* BEGIN Records shown *

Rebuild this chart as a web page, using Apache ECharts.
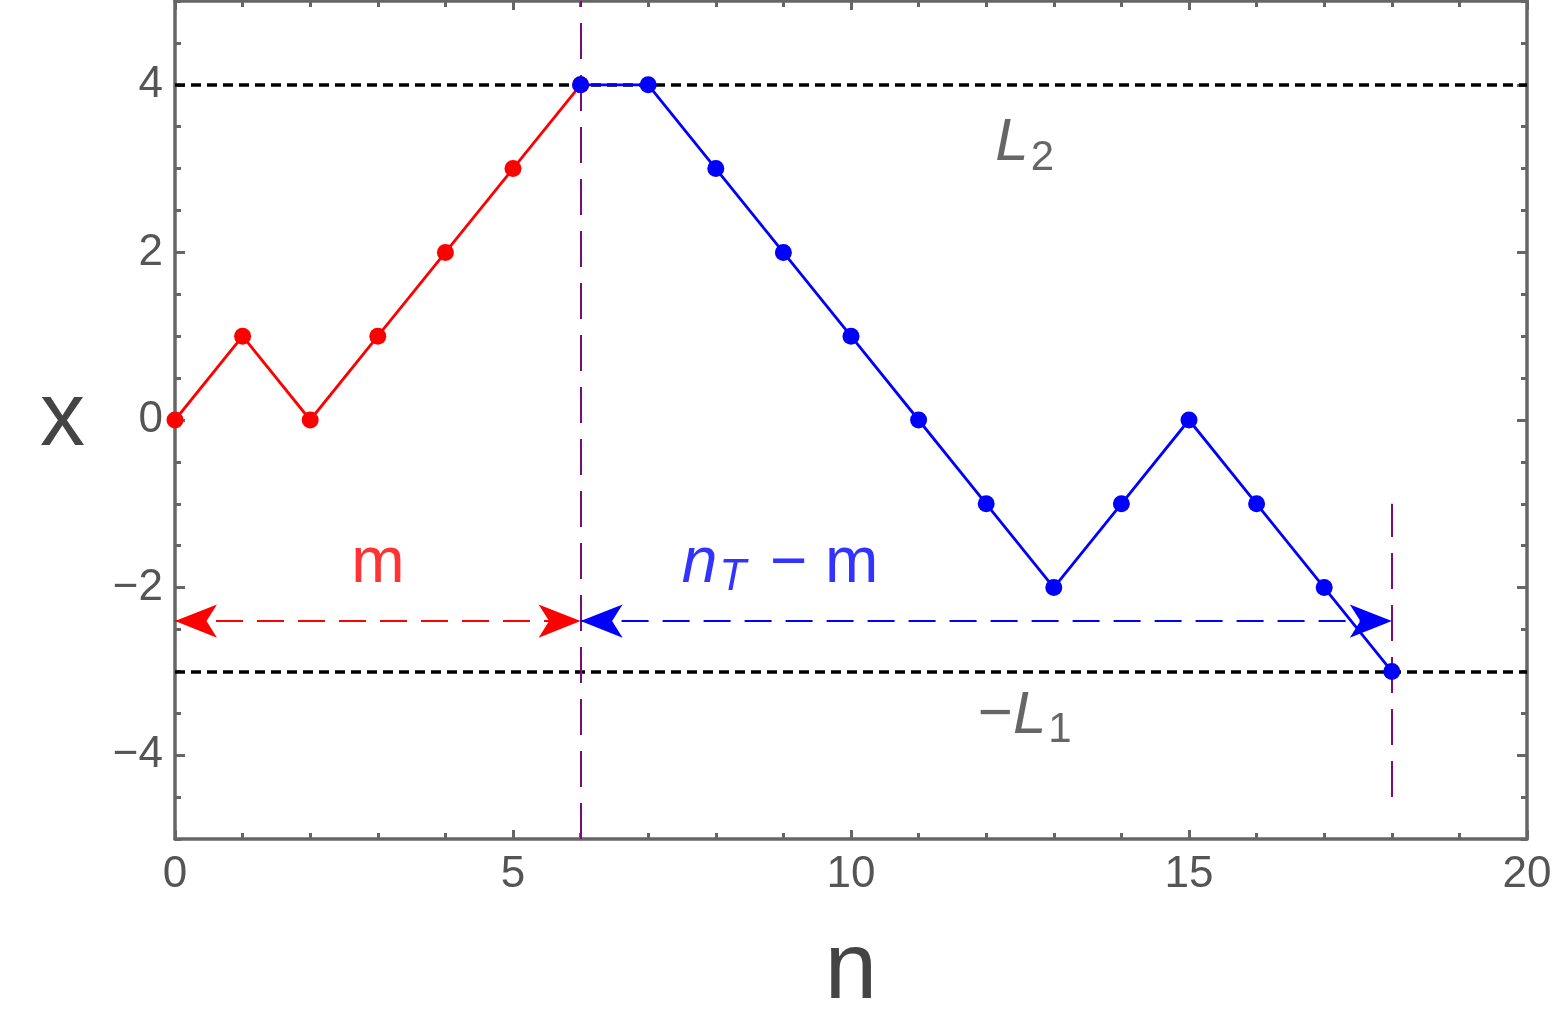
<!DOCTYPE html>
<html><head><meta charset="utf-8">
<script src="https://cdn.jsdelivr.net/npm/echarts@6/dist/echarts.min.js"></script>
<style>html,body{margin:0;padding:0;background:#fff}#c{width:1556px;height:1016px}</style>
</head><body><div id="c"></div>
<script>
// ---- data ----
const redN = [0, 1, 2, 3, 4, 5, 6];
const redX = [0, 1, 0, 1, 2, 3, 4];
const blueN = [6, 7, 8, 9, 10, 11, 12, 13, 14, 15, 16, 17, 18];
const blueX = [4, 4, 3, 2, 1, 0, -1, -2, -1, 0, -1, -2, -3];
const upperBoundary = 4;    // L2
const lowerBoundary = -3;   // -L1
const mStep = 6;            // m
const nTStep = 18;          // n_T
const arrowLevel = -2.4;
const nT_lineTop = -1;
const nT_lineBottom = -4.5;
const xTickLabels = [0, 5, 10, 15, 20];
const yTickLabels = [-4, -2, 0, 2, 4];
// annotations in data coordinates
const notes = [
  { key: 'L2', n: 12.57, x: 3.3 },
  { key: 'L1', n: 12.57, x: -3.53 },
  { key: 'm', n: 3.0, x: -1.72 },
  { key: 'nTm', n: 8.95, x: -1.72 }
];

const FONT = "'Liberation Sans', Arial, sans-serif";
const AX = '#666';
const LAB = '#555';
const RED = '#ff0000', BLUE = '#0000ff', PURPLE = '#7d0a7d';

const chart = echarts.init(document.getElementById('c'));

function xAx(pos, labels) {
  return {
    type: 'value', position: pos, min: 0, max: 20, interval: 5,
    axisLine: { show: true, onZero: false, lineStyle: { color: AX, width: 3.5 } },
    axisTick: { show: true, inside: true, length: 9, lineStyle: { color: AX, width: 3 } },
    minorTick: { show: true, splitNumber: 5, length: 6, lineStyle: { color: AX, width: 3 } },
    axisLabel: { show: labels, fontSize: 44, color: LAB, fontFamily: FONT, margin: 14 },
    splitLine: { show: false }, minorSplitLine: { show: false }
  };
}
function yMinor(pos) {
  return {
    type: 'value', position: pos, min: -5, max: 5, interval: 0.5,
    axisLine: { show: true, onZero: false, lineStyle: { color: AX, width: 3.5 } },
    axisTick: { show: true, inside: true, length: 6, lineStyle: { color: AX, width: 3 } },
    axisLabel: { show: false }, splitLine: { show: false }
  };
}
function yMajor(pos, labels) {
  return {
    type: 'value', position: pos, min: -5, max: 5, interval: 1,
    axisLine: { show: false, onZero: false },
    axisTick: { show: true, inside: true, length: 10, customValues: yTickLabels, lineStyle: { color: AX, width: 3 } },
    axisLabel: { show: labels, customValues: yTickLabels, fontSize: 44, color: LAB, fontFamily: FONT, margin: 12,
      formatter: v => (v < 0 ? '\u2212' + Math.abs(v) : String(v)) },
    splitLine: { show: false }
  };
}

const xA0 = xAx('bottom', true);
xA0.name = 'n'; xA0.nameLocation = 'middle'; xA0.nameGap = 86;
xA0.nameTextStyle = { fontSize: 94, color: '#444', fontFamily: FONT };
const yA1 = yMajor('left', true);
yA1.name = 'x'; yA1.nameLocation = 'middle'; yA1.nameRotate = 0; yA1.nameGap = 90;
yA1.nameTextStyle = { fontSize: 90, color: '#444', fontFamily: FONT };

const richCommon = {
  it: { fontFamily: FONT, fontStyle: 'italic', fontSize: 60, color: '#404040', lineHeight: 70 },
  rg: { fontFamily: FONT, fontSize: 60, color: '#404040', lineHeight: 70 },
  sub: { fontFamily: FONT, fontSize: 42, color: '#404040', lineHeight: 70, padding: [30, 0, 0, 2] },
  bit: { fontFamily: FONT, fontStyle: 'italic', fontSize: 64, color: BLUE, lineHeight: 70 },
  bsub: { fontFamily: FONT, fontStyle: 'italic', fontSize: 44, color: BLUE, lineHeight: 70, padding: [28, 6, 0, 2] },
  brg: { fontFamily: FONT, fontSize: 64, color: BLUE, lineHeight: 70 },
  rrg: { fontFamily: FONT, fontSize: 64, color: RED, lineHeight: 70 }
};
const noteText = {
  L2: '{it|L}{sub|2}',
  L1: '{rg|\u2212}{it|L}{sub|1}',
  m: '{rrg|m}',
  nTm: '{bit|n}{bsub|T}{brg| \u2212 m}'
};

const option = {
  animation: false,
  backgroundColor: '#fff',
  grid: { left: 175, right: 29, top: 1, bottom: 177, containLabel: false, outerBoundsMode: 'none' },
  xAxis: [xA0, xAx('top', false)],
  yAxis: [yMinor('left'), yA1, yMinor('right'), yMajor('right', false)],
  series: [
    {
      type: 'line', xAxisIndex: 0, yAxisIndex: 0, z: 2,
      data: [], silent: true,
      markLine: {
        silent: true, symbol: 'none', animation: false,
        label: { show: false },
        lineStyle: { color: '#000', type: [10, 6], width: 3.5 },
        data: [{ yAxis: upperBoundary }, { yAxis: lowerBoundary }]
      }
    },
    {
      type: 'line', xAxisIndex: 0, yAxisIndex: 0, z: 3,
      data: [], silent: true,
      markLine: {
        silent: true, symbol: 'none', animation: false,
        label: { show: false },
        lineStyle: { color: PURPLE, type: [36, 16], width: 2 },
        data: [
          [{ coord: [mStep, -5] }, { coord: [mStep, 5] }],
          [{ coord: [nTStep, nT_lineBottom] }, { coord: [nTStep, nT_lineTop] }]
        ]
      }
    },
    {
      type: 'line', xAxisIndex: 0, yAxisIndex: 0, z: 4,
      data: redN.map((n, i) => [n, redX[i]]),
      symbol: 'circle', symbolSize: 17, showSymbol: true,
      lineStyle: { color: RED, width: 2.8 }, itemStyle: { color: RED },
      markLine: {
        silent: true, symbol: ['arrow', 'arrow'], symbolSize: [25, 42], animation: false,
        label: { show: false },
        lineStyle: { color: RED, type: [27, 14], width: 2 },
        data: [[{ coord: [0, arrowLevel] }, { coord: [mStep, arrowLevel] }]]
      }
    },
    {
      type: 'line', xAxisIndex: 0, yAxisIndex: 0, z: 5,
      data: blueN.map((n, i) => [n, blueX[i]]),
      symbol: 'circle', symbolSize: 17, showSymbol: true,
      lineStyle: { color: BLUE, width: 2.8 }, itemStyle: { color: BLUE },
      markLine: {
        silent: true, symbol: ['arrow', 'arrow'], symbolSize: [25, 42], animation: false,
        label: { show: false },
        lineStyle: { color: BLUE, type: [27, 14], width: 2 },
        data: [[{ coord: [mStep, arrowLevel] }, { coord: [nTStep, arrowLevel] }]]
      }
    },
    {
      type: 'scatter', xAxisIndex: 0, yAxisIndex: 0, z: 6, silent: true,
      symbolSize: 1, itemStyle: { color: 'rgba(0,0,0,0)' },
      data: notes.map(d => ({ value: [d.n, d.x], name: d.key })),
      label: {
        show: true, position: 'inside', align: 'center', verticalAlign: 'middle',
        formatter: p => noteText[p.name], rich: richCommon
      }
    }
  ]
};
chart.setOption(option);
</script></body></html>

* END Records shown *
* BEGIN Records shown *

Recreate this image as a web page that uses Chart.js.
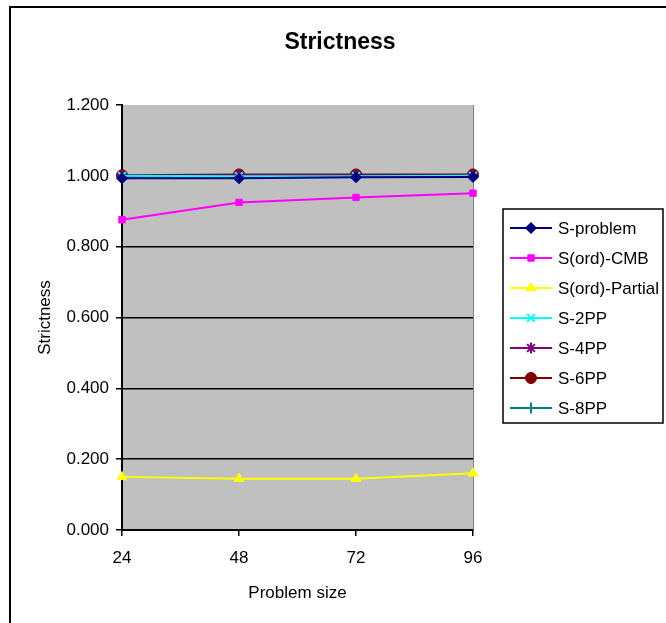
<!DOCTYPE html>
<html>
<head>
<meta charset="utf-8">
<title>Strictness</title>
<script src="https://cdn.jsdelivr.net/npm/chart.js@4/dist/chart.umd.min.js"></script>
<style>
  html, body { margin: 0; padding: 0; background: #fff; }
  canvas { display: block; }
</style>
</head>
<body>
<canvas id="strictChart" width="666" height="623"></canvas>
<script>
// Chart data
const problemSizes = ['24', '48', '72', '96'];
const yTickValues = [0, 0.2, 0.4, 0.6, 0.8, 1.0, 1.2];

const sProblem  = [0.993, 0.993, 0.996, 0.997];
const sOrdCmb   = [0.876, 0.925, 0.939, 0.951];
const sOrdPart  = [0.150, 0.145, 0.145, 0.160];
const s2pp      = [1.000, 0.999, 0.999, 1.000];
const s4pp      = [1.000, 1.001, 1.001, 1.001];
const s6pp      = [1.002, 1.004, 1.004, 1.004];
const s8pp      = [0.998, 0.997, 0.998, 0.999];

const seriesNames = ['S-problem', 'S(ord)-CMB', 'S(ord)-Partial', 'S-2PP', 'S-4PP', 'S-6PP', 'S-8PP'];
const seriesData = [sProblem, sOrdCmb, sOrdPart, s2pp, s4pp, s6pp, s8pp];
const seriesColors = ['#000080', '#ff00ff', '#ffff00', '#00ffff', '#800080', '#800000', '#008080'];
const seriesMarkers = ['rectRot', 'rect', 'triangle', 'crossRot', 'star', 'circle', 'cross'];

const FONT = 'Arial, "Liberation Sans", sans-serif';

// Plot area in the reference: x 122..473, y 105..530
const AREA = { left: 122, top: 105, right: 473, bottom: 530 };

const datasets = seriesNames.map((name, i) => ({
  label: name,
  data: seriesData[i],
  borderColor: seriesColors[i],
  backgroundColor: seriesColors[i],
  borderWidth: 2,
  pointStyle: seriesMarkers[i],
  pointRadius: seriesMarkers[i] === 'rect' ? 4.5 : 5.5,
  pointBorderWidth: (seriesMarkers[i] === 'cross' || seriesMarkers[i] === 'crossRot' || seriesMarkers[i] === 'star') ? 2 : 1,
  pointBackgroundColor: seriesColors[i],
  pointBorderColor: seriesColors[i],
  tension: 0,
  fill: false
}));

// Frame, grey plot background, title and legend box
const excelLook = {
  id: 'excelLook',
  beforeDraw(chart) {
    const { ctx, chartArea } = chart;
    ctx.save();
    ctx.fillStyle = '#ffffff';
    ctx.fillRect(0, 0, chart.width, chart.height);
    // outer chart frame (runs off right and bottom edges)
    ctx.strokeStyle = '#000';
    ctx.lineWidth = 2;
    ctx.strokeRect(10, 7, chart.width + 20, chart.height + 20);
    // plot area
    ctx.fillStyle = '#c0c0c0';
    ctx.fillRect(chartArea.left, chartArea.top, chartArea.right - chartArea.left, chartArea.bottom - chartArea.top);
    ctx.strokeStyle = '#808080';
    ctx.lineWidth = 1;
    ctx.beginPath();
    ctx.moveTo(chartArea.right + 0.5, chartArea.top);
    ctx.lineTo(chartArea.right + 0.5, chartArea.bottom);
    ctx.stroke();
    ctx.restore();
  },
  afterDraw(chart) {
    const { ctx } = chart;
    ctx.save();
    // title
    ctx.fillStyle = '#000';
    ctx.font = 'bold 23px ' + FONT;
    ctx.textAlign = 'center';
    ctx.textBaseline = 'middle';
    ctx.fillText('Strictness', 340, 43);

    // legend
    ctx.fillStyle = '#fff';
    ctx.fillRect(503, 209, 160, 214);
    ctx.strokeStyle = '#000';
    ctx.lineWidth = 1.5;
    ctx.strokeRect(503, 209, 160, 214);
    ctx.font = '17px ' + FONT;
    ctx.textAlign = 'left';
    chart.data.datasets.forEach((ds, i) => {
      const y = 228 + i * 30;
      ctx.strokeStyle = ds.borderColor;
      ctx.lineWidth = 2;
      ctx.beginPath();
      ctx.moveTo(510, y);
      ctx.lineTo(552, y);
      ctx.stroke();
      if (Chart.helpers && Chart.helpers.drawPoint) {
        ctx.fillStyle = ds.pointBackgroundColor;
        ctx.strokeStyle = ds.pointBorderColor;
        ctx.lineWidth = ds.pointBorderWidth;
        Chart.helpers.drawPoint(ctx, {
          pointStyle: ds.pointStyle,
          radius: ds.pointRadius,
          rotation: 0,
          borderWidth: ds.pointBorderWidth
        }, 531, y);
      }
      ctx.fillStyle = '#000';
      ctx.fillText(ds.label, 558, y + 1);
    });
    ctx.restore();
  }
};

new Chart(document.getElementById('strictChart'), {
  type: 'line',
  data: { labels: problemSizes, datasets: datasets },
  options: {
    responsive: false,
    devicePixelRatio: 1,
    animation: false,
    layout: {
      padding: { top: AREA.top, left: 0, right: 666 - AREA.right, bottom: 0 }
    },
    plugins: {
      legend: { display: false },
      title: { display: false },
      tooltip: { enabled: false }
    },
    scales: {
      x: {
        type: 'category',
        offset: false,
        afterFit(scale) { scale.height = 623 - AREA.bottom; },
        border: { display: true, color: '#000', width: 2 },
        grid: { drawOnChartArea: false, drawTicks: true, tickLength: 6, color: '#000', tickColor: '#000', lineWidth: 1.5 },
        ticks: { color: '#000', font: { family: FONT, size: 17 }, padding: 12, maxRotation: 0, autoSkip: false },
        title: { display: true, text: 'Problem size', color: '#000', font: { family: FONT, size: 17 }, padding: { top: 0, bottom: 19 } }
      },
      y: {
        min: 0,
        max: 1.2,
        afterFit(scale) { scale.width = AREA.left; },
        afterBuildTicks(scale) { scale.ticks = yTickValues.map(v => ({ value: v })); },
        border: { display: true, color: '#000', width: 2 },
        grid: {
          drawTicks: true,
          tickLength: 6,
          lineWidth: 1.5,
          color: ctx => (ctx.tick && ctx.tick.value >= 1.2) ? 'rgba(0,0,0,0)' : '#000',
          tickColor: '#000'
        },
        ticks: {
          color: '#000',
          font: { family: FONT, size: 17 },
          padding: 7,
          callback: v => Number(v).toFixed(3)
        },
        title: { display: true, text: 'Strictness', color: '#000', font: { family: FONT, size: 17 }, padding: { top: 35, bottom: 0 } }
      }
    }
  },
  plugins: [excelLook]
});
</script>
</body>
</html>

* END Records shown *

[Goal] Find the lines holding "page" and list every one.

[Output for this exercise]
Rebuild this chart as a web page, using Apache ECharts.
Recreate this image as a web page that uses Chart.js.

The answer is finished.